### Task directions:
Output every line exactly as written. Leave out pictures.

━━━━━━━━━━━━━━━━━━━━━━━━━━━━━━

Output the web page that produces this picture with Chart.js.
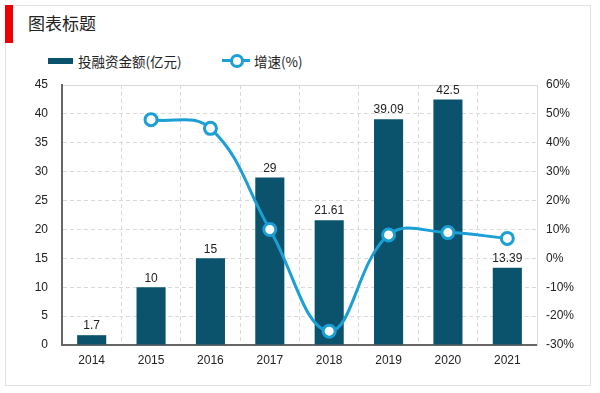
<!DOCTYPE html>
<html>
<head>
<meta charset="utf-8">
<script src="https://cdn.jsdelivr.net/npm/chart.js@4.4.1/dist/chart.umd.min.js"></script>
<style>
  body { margin: 0; background: #fff; font-family: "Noto Sans CJK SC", "Liberation Sans", sans-serif; }
  #wrap { position: relative; width: 600px; height: 393px; }
  #frame { position: absolute; left: 5px; top: 5px; width: 586px; height: 381px; border: 1px solid #e3e3e3; box-sizing: border-box; }
  #redbar { position: absolute; left: 5px; top: 5px; width: 8px; height: 38px; background: #ee0000; }
  #title { position: absolute; left: 28px; top: 10px; font-size: 17px; color: #222; }
  .leg { position: absolute; top: 51px; font-size: 13.5px; color: #222; line-height: 20px; }
  .sw-bar { position: absolute; left: 48px; top: 58px; width: 25px; height: 6px; background: #0b536c; }
  .sw-line { position: absolute; left: 222px; top: 59px; width: 28px; height: 3px; background: #1b9fd5; }
  .sw-dot { position: absolute; left: 230px; top: 54px; width: 8px; height: 8px; border: 3px solid #1b9fd5; border-radius: 50%; background: #fff; }
  canvas { position: absolute; left: 0; top: 0; }
</style>
</head>
<body>
<div id="wrap">
  <div id="frame"></div>
  <div id="redbar"></div>
  <div id="title">图表标题</div>
  <div class="sw-bar"></div>
  <div class="leg" style="left:78px">投融资金额(亿元)</div>
  <div class="sw-line"></div>
  <div class="sw-dot"></div>
  <div class="leg" style="left:254px">增速(%)</div>
  <canvas id="chart" width="600" height="393"></canvas>
</div>
<script>
const years = ['2014', '2015', '2016', '2017', '2018', '2019', '2020', '2021'];
const amount = [1.7, 10, 15, 29, 21.61, 39.09, 42.5, 13.39];
const growth = [null, 48, 45, 10, -25.2, 8.1, 8.9, 6.9];

const gridColor = '#d9d9d9';

// 柱子上方数值
const barLabels = {
  id: 'barLabels',
  afterDatasetsDraw(chart) {
    const ctx = chart.ctx;
    const meta = chart.getDatasetMeta(1);
    ctx.save();
    ctx.font = '12px "Liberation Sans", Arial, sans-serif';
    ctx.fillStyle = '#222';
    ctx.textAlign = 'center';
    ctx.textBaseline = 'bottom';
    meta.data.forEach((bar, i) => {
      ctx.fillText(String(amount[i]), bar.x, bar.y - 3);
    });
    ctx.restore();
  }
};

// 绘图区外框
const areaBorder = {
  id: 'areaBorder',
  beforeDraw(chart) {
    const a = chart.chartArea;
    const ctx = chart.ctx;
    ctx.save();
    ctx.strokeStyle = gridColor;
    ctx.lineWidth = 1;
    ctx.strokeRect(a.left + 0.5, a.top + 0.5, a.right - a.left, a.bottom - a.top);
    ctx.restore();
  }
};

const tickFont = { family: '"Liberation Sans", Arial, sans-serif', size: 12 };

new Chart(document.getElementById('chart'), {
  data: {
    labels: years,
    datasets: [
      {
        type: 'line',
        label: '增速(%)',
        data: growth,
        yAxisID: 'y1',
        borderColor: '#1b9fd5',
        borderWidth: 3,
        backgroundColor: '#fff',
        pointBackgroundColor: '#fff',
        pointBorderColor: '#1b9fd5',
        pointBorderWidth: 3,
        pointRadius: 6,
        tension: 0.4,
        order: 1
      },
      {
        type: 'bar',
        label: '投融资金额(亿元)',
        data: amount,
        yAxisID: 'y',
        backgroundColor: '#0b536c',
        categoryPercentage: 1,
        barPercentage: 0.49,
        order: 2
      }
    ]
  },
  options: {
    responsive: false,
    animation: false,
    layout: { padding: { top: 85, left: 0, right: 0, bottom: 0 } },
    plugins: { legend: { display: false }, tooltip: { enabled: false } },
    scales: {
      x: {
        grid: { color: gridColor, drawTicks: false },
        border: { color: '#666', width: 2, dash: [4, 3] },
        ticks: { color: '#222', font: tickFont, padding: 8 },
        afterFit(s) { s.height = 48; }
      },
      y: {
        position: 'left',
        min: 0, max: 45,
        ticks: { stepSize: 5, color: '#222', font: tickFont, padding: 14 },
        grid: { color: gridColor, drawTicks: false },
        border: { color: '#666', width: 2, dash: [4, 3] },
        afterFit(s) { s.width = 62; }
      },
      y1: {
        position: 'right',
        min: -30, max: 60,
        ticks: { stepSize: 10, color: '#222', font: tickFont, padding: 9, callback: v => v + '%' },
        grid: { drawOnChartArea: false, drawTicks: false },
        border: { color: gridColor },
        afterFit(s) { s.width = 63; }
      }
    }
  },
  plugins: [areaBorder, barLabels]
});
</script>
</body>
</html>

━━━━━━━━━━━━━━━━━━━━━━━━━━━━━━

### Response:
Output the web page that produces this picture with Chart.js.
<!DOCTYPE html>
<html>
<head>
<meta charset="utf-8">
<script src="https://cdn.jsdelivr.net/npm/chart.js@4.4.1/dist/chart.umd.min.js"></script>
<style>
  body { margin: 0; background: #fff; font-family: "Noto Sans CJK SC", "Liberation Sans", sans-serif; }
  #wrap { position: relative; width: 600px; height: 393px; }
  #frame { position: absolute; left: 5px; top: 5px; width: 586px; height: 381px; border: 1px solid #e3e3e3; box-sizing: border-box; }
  #redbar { position: absolute; left: 5px; top: 5px; width: 8px; height: 38px; background: #ee0000; }
  #title { position: absolute; left: 28px; top: 10px; font-size: 17px; color: #222; }
  .leg { position: absolute; top: 51px; font-size: 13.5px; color: #222; line-height: 20px; }
  .sw-bar { position: absolute; left: 48px; top: 58px; width: 25px; height: 6px; background: #0b536c; }
  .sw-line { position: absolute; left: 222px; top: 59px; width: 28px; height: 3px; background: #1b9fd5; }
  .sw-dot { position: absolute; left: 230px; top: 54px; width: 8px; height: 8px; border: 3px solid #1b9fd5; border-radius: 50%; background: #fff; }
  canvas { position: absolute; left: 0; top: 0; }
</style>
</head>
<body>
<div id="wrap">
  <div id="frame"></div>
  <div id="redbar"></div>
  <div id="title">图表标题</div>
  <div class="sw-bar"></div>
  <div class="leg" style="left:78px">投融资金额(亿元)</div>
  <div class="sw-line"></div>
  <div class="sw-dot"></div>
  <div class="leg" style="left:254px">增速(%)</div>
  <canvas id="chart" width="600" height="393"></canvas>
</div>
<script>
const years = ['2014', '2015', '2016', '2017', '2018', '2019', '2020', '2021'];
const amount = [1.7, 10, 15, 29, 21.61, 39.09, 42.5, 13.39];
const growth = [null, 48, 45, 10, -25.2, 8.1, 8.9, 6.9];

const gridColor = '#d9d9d9';

// 柱子上方数值
const barLabels = {
  id: 'barLabels',
  afterDatasetsDraw(chart) {
    const ctx = chart.ctx;
    const meta = chart.getDatasetMeta(1);
    ctx.save();
    ctx.font = '12px "Liberation Sans", Arial, sans-serif';
    ctx.fillStyle = '#222';
    ctx.textAlign = 'center';
    ctx.textBaseline = 'bottom';
    meta.data.forEach((bar, i) => {
      ctx.fillText(String(amount[i]), bar.x, bar.y - 3);
    });
    ctx.restore();
  }
};

// 绘图区外框
const areaBorder = {
  id: 'areaBorder',
  beforeDraw(chart) {
    const a = chart.chartArea;
    const ctx = chart.ctx;
    ctx.save();
    ctx.strokeStyle = gridColor;
    ctx.lineWidth = 1;
    ctx.strokeRect(a.left + 0.5, a.top + 0.5, a.right - a.left, a.bottom - a.top);
    ctx.restore();
  }
};

const tickFont = { family: '"Liberation Sans", Arial, sans-serif', size: 12 };

new Chart(document.getElementById('chart'), {
  data: {
    labels: years,
    datasets: [
      {
        type: 'line',
        label: '增速(%)',
        data: growth,
        yAxisID: 'y1',
        borderColor: '#1b9fd5',
        borderWidth: 3,
        backgroundColor: '#fff',
        pointBackgroundColor: '#fff',
        pointBorderColor: '#1b9fd5',
        pointBorderWidth: 3,
        pointRadius: 6,
        tension: 0.4,
        order: 1
      },
      {
        type: 'bar',
        label: '投融资金额(亿元)',
        data: amount,
        yAxisID: 'y',
        backgroundColor: '#0b536c',
        categoryPercentage: 1,
        barPercentage: 0.49,
        order: 2
      }
    ]
  },
  options: {
    responsive: false,
    animation: false,
    layout: { padding: { top: 85, left: 0, right: 0, bottom: 0 } },
    plugins: { legend: { display: false }, tooltip: { enabled: false } },
    scales: {
      x: {
        grid: { color: gridColor, drawTicks: false },
        border: { color: '#666', width: 2, dash: [4, 3] },
        ticks: { color: '#222', font: tickFont, padding: 8 },
        afterFit(s) { s.height = 48; }
      },
      y: {
        position: 'left',
        min: 0, max: 45,
        ticks: { stepSize: 5, color: '#222', font: tickFont, padding: 14 },
        grid: { color: gridColor, drawTicks: false },
        border: { color: '#666', width: 2, dash: [4, 3] },
        afterFit(s) { s.width = 62; }
      },
      y1: {
        position: 'right',
        min: -30, max: 60,
        ticks: { stepSize: 10, color: '#222', font: tickFont, padding: 9, callback: v => v + '%' },
        grid: { drawOnChartArea: false, drawTicks: false },
        border: { color: gridColor },
        afterFit(s) { s.width = 63; }
      }
    }
  },
  plugins: [areaBorder, barLabels]
});
</script>
</body>
</html>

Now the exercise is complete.